Dans le contexte décrit plus haut, on peut comprendre que la psychanalyse ait pour objectif principal de permettre au patient de comprendre ou de mieux percevoir ses conflits et traumatismes inconscients, explique le Pr Michel Botbol (Brest), et ce, afin de récupérer la richesse de son fonctionnement psychologique. Transfert et contre-transfert sont deux moments importants dans cette optique afin d’améliorer la perception que le patient a eue de la vérité plutôt que de ‘connaître’ cette vérité.
L’empathie : au carrefour des sciences et de la clinique
Ce concept implique cependant la capacité du patient de s’inscrire dans la dynamique du transfert. Il implique également la capacité d’adhérer, notamment sur le plan financier.

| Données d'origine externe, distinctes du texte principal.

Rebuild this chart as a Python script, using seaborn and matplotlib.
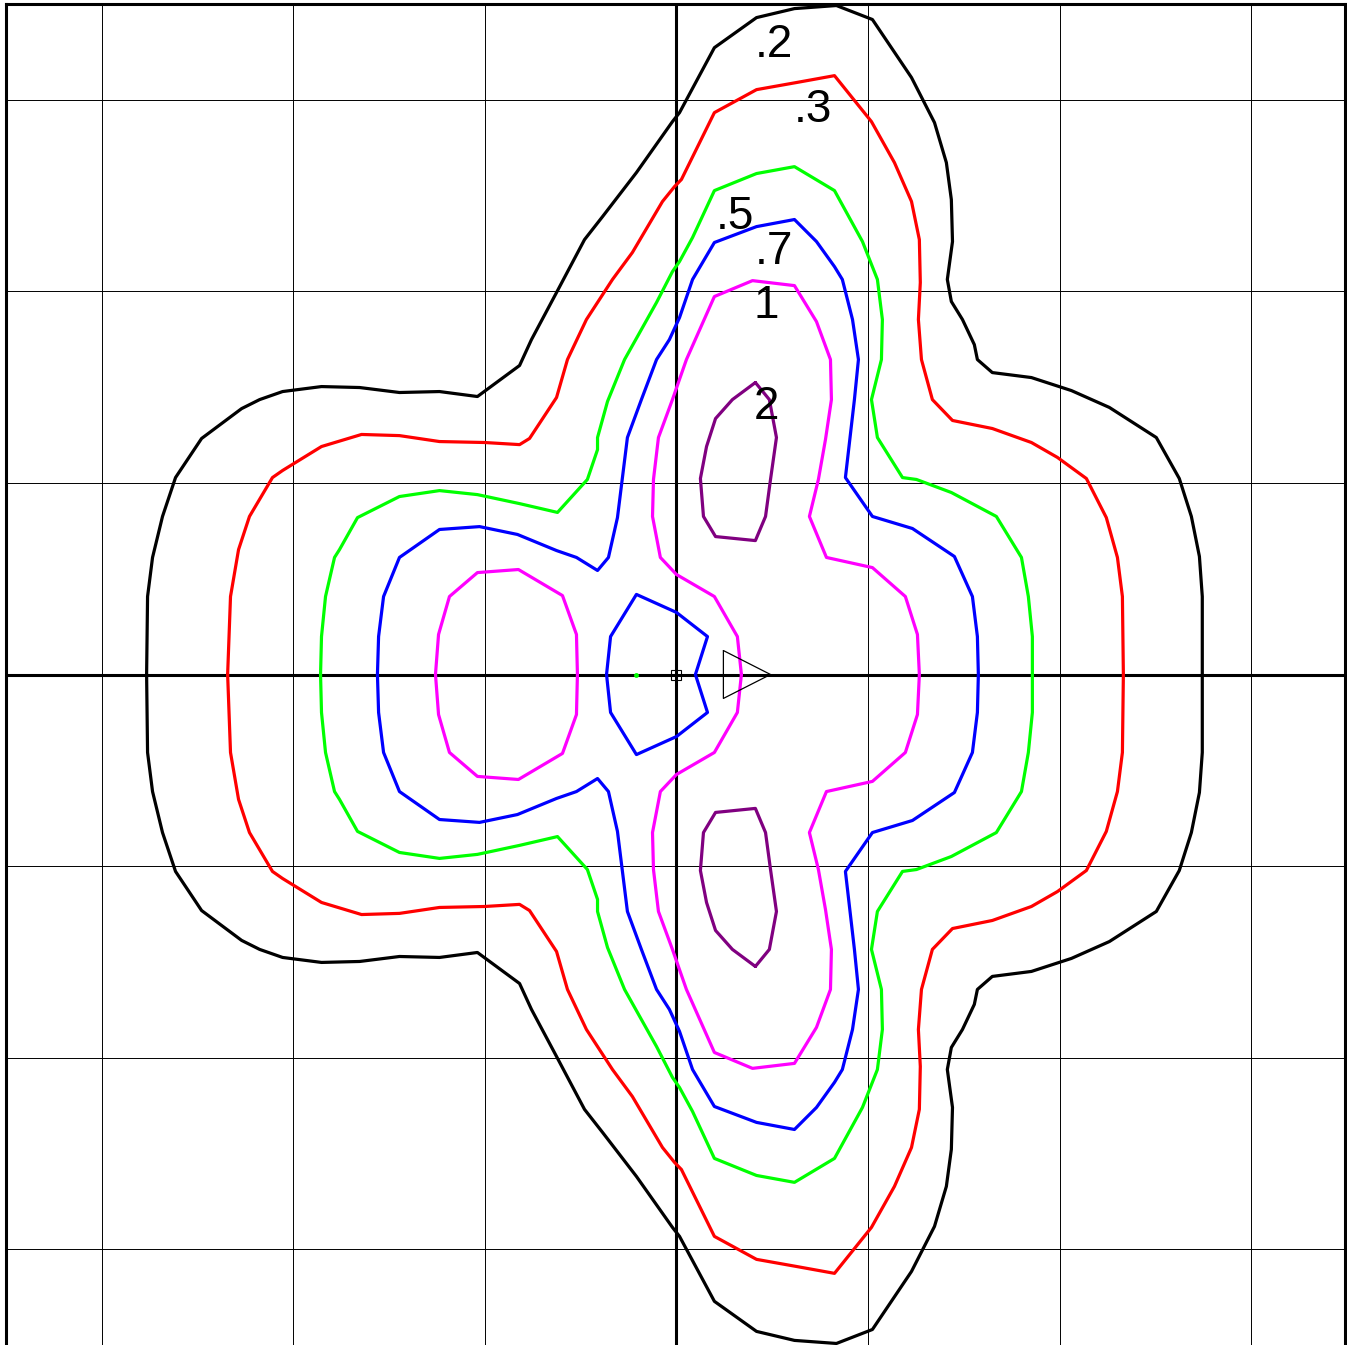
import numpy as np
import pandas as pd
import seaborn as sns
import matplotlib
matplotlib.use("Agg")
import matplotlib.pyplot as plt

# contour levels and colours
levels = [".2", ".3", ".5", ".7", "1", "2"]
level_colors = ["#000000", "#ff0000", "#00ff00", "#0000ff", "#ff00ff", "#800080"]

# contour vertices (grid unit = 1).
# the field is symmetric about y = 0, so only the upper half is listed
# and the lower half is its mirror image.
c02_x = [-2.766, -2.761, -2.735, -2.683, -2.615, -2.479, -2.270, -2.176, -2.056, -1.853,
         -1.654, -1.446, -1.237, -1.039, -0.819, -0.757, -0.626, -0.480, -0.386, -0.209,
         -0.021, 0.016, 0.198, 0.418, 0.616, 0.835, 1.023, 1.227, 1.347, 1.409, 1.435,
         1.441, 1.414, 1.435, 1.493, 1.555, 1.571, 1.649, 1.853, 2.062, 2.260, 2.505,
         2.625, 2.688, 2.730, 2.745, 2.745]
c02_y = [0.0, 0.407, 0.611, 0.825, 1.028, 1.232, 1.388, 1.435, 1.477, 1.503,
         1.498, 1.472, 1.477, 1.451, 1.613, 1.748, 1.994, 2.270, 2.390, 2.620,
         2.886, 2.933, 3.272, 3.429, 3.476, 3.492, 3.419, 3.116, 2.881, 2.672, 2.479,
         2.260, 2.062, 1.947, 1.853, 1.722, 1.644, 1.576, 1.550, 1.482, 1.394, 1.237,
         1.023, 0.825, 0.616, 0.407, 0.0]

c03_x = [-2.343, -2.328, -2.286, -2.229, -2.109, -2.056, -1.853, -1.644, -1.446, -1.237,
         -1.002, -0.819, -0.767, -0.626, -0.569, -0.470, -0.334, -0.230, -0.073, -0.010,
         0.026, 0.198, 0.418, 0.626, 0.825, 1.018, 1.138, 1.227, 1.268, 1.273, 1.263,
         1.279, 1.336, 1.441, 1.649, 1.853, 1.989, 2.140, 2.244, 2.302, 2.328, 2.333]
c03_y = [0.0, 0.407, 0.652, 0.825, 1.028, 1.065, 1.190, 1.253, 1.247, 1.216,
         1.211, 1.200, 1.232, 1.446, 1.644, 1.853, 2.062, 2.203, 2.469, 2.547,
         2.584, 2.933, 3.053, 3.090, 3.126, 2.886, 2.672, 2.469, 2.270, 2.046, 1.853,
         1.644, 1.435, 1.326, 1.284, 1.211, 1.133, 1.023, 0.819, 0.611, 0.407, 0.0]

c05_x = [-1.858, -1.853, -1.832, -1.785, -1.759, -1.665, -1.446, -1.237, -1.039, -0.819,
         -0.621, -0.465, -0.412, -0.412, -0.360, -0.271, -0.104, -0.021, 0.016, 0.084,
         0.198, 0.418, 0.616, 0.825, 0.971, 1.049, 1.075, 1.070, 1.018, 1.049, 1.180,
         1.253, 1.435, 1.670, 1.801, 1.837, 1.858, 1.858]
c05_y = [0.0, 0.198, 0.407, 0.611, 0.652, 0.819, 0.929, 0.960, 0.939, 0.892,
         0.846, 1.018, 1.174, 1.237, 1.425, 1.644, 1.942, 2.103, 2.156, 2.281,
         2.526, 2.615, 2.651, 2.526, 2.260, 2.062, 1.853, 1.644, 1.435, 1.237, 1.028,
         1.018, 0.950, 0.825, 0.611, 0.407, 0.198, 0.0]

c07_x = [-1.561, -1.555, -1.529, -1.446, -1.237, -1.028, -0.830, -0.626, -0.522, -0.412,
         -0.355, -0.308, -0.282, -0.256, -0.183, -0.104, -0.037, 0.016, 0.084, 0.198,
         0.418, 0.616, 0.731, 0.825, 0.866, 0.919, 0.950, 0.929, 0.882, 1.023, 1.232,
         1.451, 1.545, 1.571, 1.576]
c07_y = [0.0, 0.198, 0.407, 0.611, 0.757, 0.772, 0.731, 0.647, 0.611, 0.543,
         0.611, 0.819, 1.028, 1.237, 1.435, 1.644, 1.748, 1.863, 2.062, 2.255,
         2.338, 2.375, 2.260, 2.129, 2.062, 1.853, 1.644, 1.435, 1.028, 0.825, 0.762,
         0.616, 0.407, 0.198, 0.0]

c07_inner_x = [-0.365, -0.344, -0.209, 0.0, 0.162, 0.099]
c07_inner_y = [0.0, 0.198, 0.418, 0.324, 0.198, 0.0]

c1_left_x = [-1.258, -1.242, -1.185, -1.039, -0.825, -0.595, -0.522, -0.517]
c1_left_y = [0.0, 0.209, 0.407, 0.532, 0.548, 0.412, 0.209, 0.0]

c1_mid_x = [0.339, 0.318, 0.198, 0.0, -0.084, -0.125, -0.120, -0.094, -0.021, 0.052,
            0.198, 0.397, 0.616, 0.731, 0.804, 0.809, 0.778, 0.741, 0.694, 0.783,
            1.023, 1.195, 1.258, 1.268]
c1_mid_y = [0.0, 0.198, 0.407, 0.522, 0.611, 0.825, 1.018, 1.237, 1.435, 1.644,
            1.973, 2.056, 2.030, 1.842, 1.644, 1.435, 1.227, 1.018, 0.825, 0.611,
            0.558, 0.407, 0.209, 0.0]

# level 2: closed loop above the axis (and its mirror below)
c2_x = [0.412, 0.292, 0.204, 0.157, 0.125, 0.141, 0.204, 0.412, 0.465, 0.491, 0.522, 0.485, 0.412]
c2_y = [1.524, 1.435, 1.336, 1.190, 1.023, 0.825, 0.720, 0.699, 0.825, 1.018, 1.237, 1.435, 1.524]

# label positions
label_x = [0.511, 0.710, 0.303, 0.511, 0.470, 0.470]
label_y = [3.288, 2.949, 2.390, 2.203, 1.921, 1.394]

# pointer triangle, origin marker and small green dot
pointer_x = [0.245, 0.245, 0.491, 0.245]
pointer_y = [0.125, -0.125, 0.0, 0.125]
dot_x, dot_y = -0.209, 0.0

grid_ticks = [-3, -2, -1, 0, 1, 2, 3]


def mirror_closed(xs, ys):
    # upper half (from y=0 to y=0) followed by its reflection back to the start
    x = list(xs) + list(xs[::-1])[1:]
    y = list(ys) + [-v for v in ys[::-1]][1:]
    return x, y


rows = []
def add(name, level, xs, ys):
    for i, (a, b) in enumerate(zip(xs, ys)):
        rows.append({"piece": name, "level": level, "order": i, "x": a, "y": b})

add("c02", ".2", *mirror_closed(c02_x, c02_y))
add("c03", ".3", *mirror_closed(c03_x, c03_y))
add("c05", ".5", *mirror_closed(c05_x, c05_y))
add("c07", ".7", *mirror_closed(c07_x, c07_y))
add("c07i", ".7", *mirror_closed(c07_inner_x, c07_inner_y))
add("c1l", "1", *mirror_closed(c1_left_x, c1_left_y))
add("c1m", "1", *mirror_closed(c1_mid_x, c1_mid_y))
add("c2u", "2", c2_x, c2_y)
add("c2d", "2", c2_x, [-v for v in c2_y])
df = pd.DataFrame(rows)

sns.set_style("white")
plt.rcParams["font.family"] = ["Liberation Sans", "DejaVu Sans"]

fig = plt.figure(figsize=(13.47, 13.45), dpi=100)
ax = fig.add_axes([6 / 1347, 0.0, 1339 / 1347, 1341 / 1345])

for t in grid_ticks:
    ax.axvline(t, color="black", lw=2.2 if t == 0 else 0.7, zorder=1)
    ax.axhline(t, color="black", lw=2.2 if t == 0 else 0.7, zorder=1)

sns.lineplot(data=df, x="x", y="y", hue="level", units="piece", estimator=None,
             sort=False, hue_order=levels, palette=level_colors, lw=2.3,
             legend=False, ax=ax, zorder=3)

ax.plot(pointer_x, pointer_y, color="black", lw=0.9, zorder=4)
ax.plot([0], [0], marker="s", ms=7, mfc="none", mec="black", mew=0.8, zorder=4)
ax.plot([dot_x], [dot_y], marker="o", ms=2.5, color="#00ff00", zorder=4)

for lab, lx, ly in zip(levels, label_x, label_y):
    ax.text(lx, ly, lab, fontsize=33, ha="center", va="center", color="black", zorder=5)

ax.set_xlim(-3.5, 3.49)
ax.set_ylim(-3.5, 3.5)
ax.set_xticks([])
ax.set_yticks([])
ax.set_xlabel("")
ax.set_ylabel("")
for s in ax.spines.values():
    s.set_color("black")
    s.set_linewidth(2.2)
ax.spines["bottom"].set_color("#d0d0d0")
ax.spines["bottom"].set_linewidth(0.7)

fig.savefig("out.png", dpi=100)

L’autre nouveau paradigme est celui de la médecine orientée sur le patient, un paradigme qui demande de considérer le patient dans sa totalité (et donc de ne pas se focaliser sur l’événement), de considérer le processus diagnostique et les choix thérapeutiques de manière conjointe en incluant patient, médecin, soignants, proches, et de tenir compte de la subjectivité du patient.
Définie comme la capacité de se mettre à la place de l’autre, l’empathie est devenue l’un des paradigmes du débat sur la place de l’esprit dans son rapport au corps. Les perceptions du patient, son vécu et son expérience de la maladie sont des composants essentiels de son état de santé et ceux-ci ne peuvent être pris en compte qu’à partir des données narratives du patient, au-delà de ce qui relève de la description objective de son trouble. À partir de ces données narratives, le professionnel doit pouvoir accéder aux représentations et sentiments conscients et inconscients du patient. Ceci n’est possible que si ce professionnel ne se limite pas à ce qu’il observe car si l’écoute est cruciale, elle n’est pas suffisante lorsque le patient n’a pas facilement accès à ses propres sentiments ou ne peut les exprimer directement.

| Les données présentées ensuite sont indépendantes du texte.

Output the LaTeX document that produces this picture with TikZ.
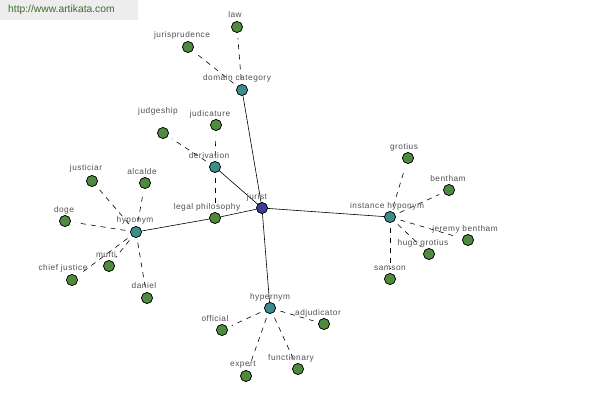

« En résumé, poursuit Michel Botbol, l’empathie permet au professionnel d’accéder à la subjectivité du patient, si et seulement si, le professionnel donne également crédit et écoute au récit interne qu’il construit plus ou moins spontanément pour rendre compte de ses sentiments empathiques au contact du patient. »
La psychanalyse ne sera profitable que si :
- le patient exerce une influence sur les soignants ;
- et si les soignants ont un accès assez libre à leurs affects et aux métaphores qu’ils suscitent en eux.